Let’s not forget that Luke himself was conceived as a nobody-from-nowhere, a humble farmboy setting out like David to fight the evil Empire’s Goliath. In 1977’s Star Wars his familial Jedi connection was merely mentioned in conversation and hardly significant. Only in the sequel did Lucas change course in order to deliver the mother of all twists. Johnson has said Abrams is free to do the same in Episode IX and backtrack on Kylo Ren’s words, so let’s not count our chickens just yet.

If we are to survive, we must move beyond viewing the universe as a cosmic war between good and evil.

Again, to me, the situation at the end of The Last Jedi seems more polarised than ever. Evil “Sith” Ben Skywalker is now entrenched in his position as leader of the First Order, every bit as much as newly ordained Jedi Rey is as de-facto leader of the Resistance. Luke himself says:

“Every word of what you just said was wrong. The Rebellion is reborn today. The war is just beginning. And I will not be the last Jedi.”

Many of us want things to stay the same. We yearn to go back to a “better time.” We want our fairy tales to fall into familiar patterns

This, finally is the biggest point. I fail to see in what way the storyline of even the wretched prequels is comparable to the new or original trilogy. Say what you will about those films (and I’ve said plenty), but they attempted to craft a radically different story.

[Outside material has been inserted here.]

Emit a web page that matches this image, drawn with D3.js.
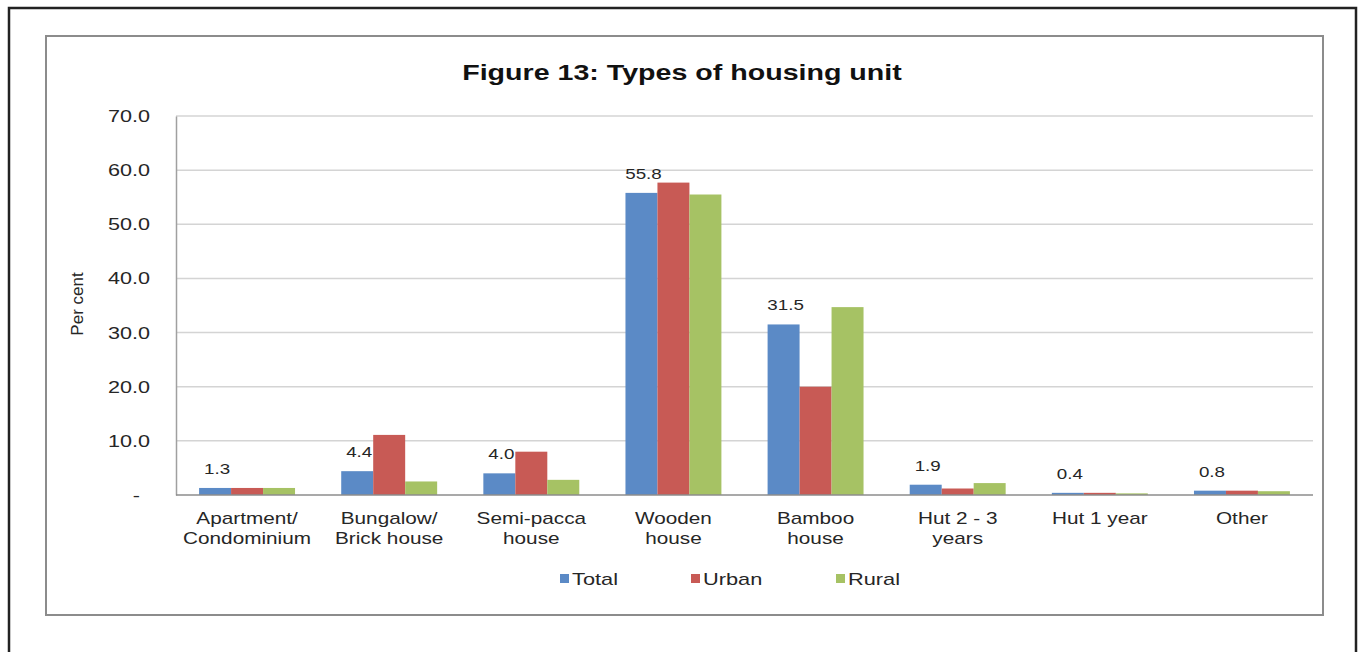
<!DOCTYPE html>
<html><head><meta charset="utf-8">
<script src="https://cdn.jsdelivr.net/npm/d3@7"></script>
<style>body{margin:0;background:#fff;} svg{display:block;}</style>
</head><body>
<svg id="c" width="1362" height="652"></svg>
<script>
const categories = [["Apartment/","Condominium"],["Bungalow/","Brick house"],["Semi-pacca","house"],["Wooden","house"],["Bamboo","house"],["Hut 2 - 3","years"],["Hut 1 year"],["Other"]];
const seriesNames = ["Total","Urban","Rural"];
const totalValues = [1.3, 4.4, 4.0, 55.8, 31.5, 1.9, 0.4, 0.8];
const urbanValues = [1.3, 11.1, 8.0, 57.7, 20.0, 1.2, 0.4, 0.8];
const ruralValues = [1.3, 2.5, 2.8, 55.5, 34.7, 2.2, 0.3, 0.7];
const yTicks = [0, 10, 20, 30, 40, 50, 60, 70];
const colors = ["#5B8AC6", "#C85A55", "#A6C264"];

(function(){
const svg = d3.select("#c");
const font = "'Liberation Sans', Arial, sans-serif";
const ink = "#262626";
function stretch(sel, k){
  sel.each(function(){
    const w = this.getComputedTextLength();
    if (w > 0) d3.select(this).attr("textLength", w*k).attr("lengthAdjust","spacingAndGlyphs");
  });
}

// frames
svg.append("path").attr("d","M9,652 V8 H1356 V652").attr("fill","none").attr("stroke","#222").attr("stroke-width",2.5);
svg.append("rect").attr("x",46).attr("y",36).attr("width",1277).attr("height",579).attr("fill","none").attr("stroke","#8c8c8c").attr("stroke-width",2);

const pl = 176, pr = 1313, pt = 116, pb = 495;
const x0 = d3.scaleBand().domain(d3.range(categories.length)).range([pl, pr]).paddingInner(0.325).paddingOuter(0.1625);
const x1 = d3.scaleBand().domain(d3.range(3)).range([0, x0.bandwidth()]);
const y = d3.scaleLinear().domain([0, 70]).range([pb, pt]);

// gridlines
svg.append("g").selectAll("line").data(yTicks.filter(t=>t>0)).join("line")
  .attr("x1", pl).attr("x2", pr).attr("y1", d=>y(d)).attr("y2", d=>y(d))
  .attr("stroke","#d4d4d4").attr("stroke-width",1.5);

// y axis
const yAxis = d3.axisLeft(y).tickValues(yTicks).tickSize(0).tickPadding(26)
  .tickFormat(d => d === 0 ? "-" : d.toFixed(1));
const ga = svg.append("g").attr("transform",`translate(${pl},0)`).call(yAxis);
ga.select(".domain").attr("stroke","#a0a0a0").attr("stroke-width",1.5);
ga.selectAll("text").attr("font-family",font).attr("font-size",17).attr("fill",ink);
ga.selectAll(".tick").filter(d=>d===0).select("text").attr("dx",-10);
stretch(ga.selectAll("text"), 1.27);

// bars
const series = [totalValues, urbanValues, ruralValues];
const g = svg.append("g");
series.forEach((vals, si) => {
  g.selectAll(null).data(vals).join("rect")
    .attr("x", (d,i) => x0(i) + x1(si))
    .attr("width", x1.bandwidth())
    .attr("y", d => y(d))
    .attr("height", d => y(0) - y(d))
    .attr("fill", colors[si]);
});

// baseline
svg.append("line").attr("x1",pl).attr("x2",pr).attr("y1",y(0)).attr("y2",y(0)).attr("stroke","#8c8c8c").attr("stroke-width",1.5);

// data labels (Total)
const dl = svg.append("g").selectAll("text").data(totalValues).join("text")
  .attr("x", (d,i) => x0(i) + x1(0) + x1.bandwidth()/2 + 2)
  .attr("y", d => y(d) - 14)
  .attr("text-anchor","middle").attr("font-family",font).attr("font-size",15).attr("fill",ink)
  .text(d => d.toFixed(1));
stretch(dl, 1.25);

// x labels
const lines = [];
categories.forEach((c,i) => c.forEach((t,j) => lines.push({i, j, t})));
const xl = svg.append("g").selectAll("text").data(lines).join("text")
  .attr("x", d => x0(d.i) + x0.bandwidth()/2)
  .attr("y", d => 524 + d.j*20)
  .attr("text-anchor","middle").attr("font-family",font).attr("font-size",17).attr("fill",ink)
  .text(d=>d.t);
stretch(xl, 1.22);

// y title
svg.append("text").attr("transform","translate(83,304) rotate(-90)")
  .attr("text-anchor","middle").attr("font-family",font).attr("font-size",17).attr("fill",ink).text("Per cent");

// title
const tt = svg.append("text").attr("x",682).attr("y",80).attr("text-anchor","middle")
  .attr("font-family",font).attr("font-size",22).attr("font-weight","bold").attr("fill","#111")
  .text("Figure 13: Types of housing unit");
stretch(tt, 1.3);

// legend
const legendX = [560, 691, 836];
const lg = svg.append("g").selectAll("g").data(seriesNames).join("g")
  .attr("transform",(d,i)=>`translate(${legendX[i]},574)`);
lg.append("rect").attr("width",9).attr("height",9).attr("fill",(d,i)=>colors[i]);
const lt = lg.append("text").attr("x",12).attr("y",11).attr("font-family",font).attr("font-size",17).attr("fill",ink)
  .text(d=>d);
stretch(lt, 1.28);
})();
</script>
</body></html>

By contrast, it’s this new trilogy that seems overly familiar and covering old ground. I see nothing new in The Last Jedi. Where others seem to have witnessed a wholly original, brand new story and new direction for the franchise, I see a fairly unimaginative remake of The Empire Strikes Back. Remaking/reimagining/re-whatevering the best film in the series is not ‘taking a risk’.

Just like Empire we have:

  • An opening in which Star Destroyers appear in orbit and attack the rebel base.
  • A spaceship chase through space for much of the movie.
  • One of our injured heroes is in a watery medical pod.
  • Our young Jedi protagonist being trained by a reluctant Jedi Master on a mysterious primitive world.
  • A Force-vision in a darkside cave.
  • A misleading vision of the future which causes our hero to abandon their training to try to save someone.
  • A visit to a futuristic city with a dark secret.
  • There our heroes meet a duplicitous new character.
  • Our Jedi hero’s plan to save someone ends in revelations and failure.
  • Imperial Walkers vs Rebel Speeders on a white planet.

etc etc etc

I’m glad so many people did like Last Jedi, but I think long-time Star Wars fans were really ready for something new.

[And I’m going to be very interested in the reaction from long-time Mary Poppins fans when we find out in Mary Poppins Returns that Mary considered butchering all the children in their beds with a kitchen knife because they were naughty. I sure hope fans aren’t going to be bothered by that, move with the times people!]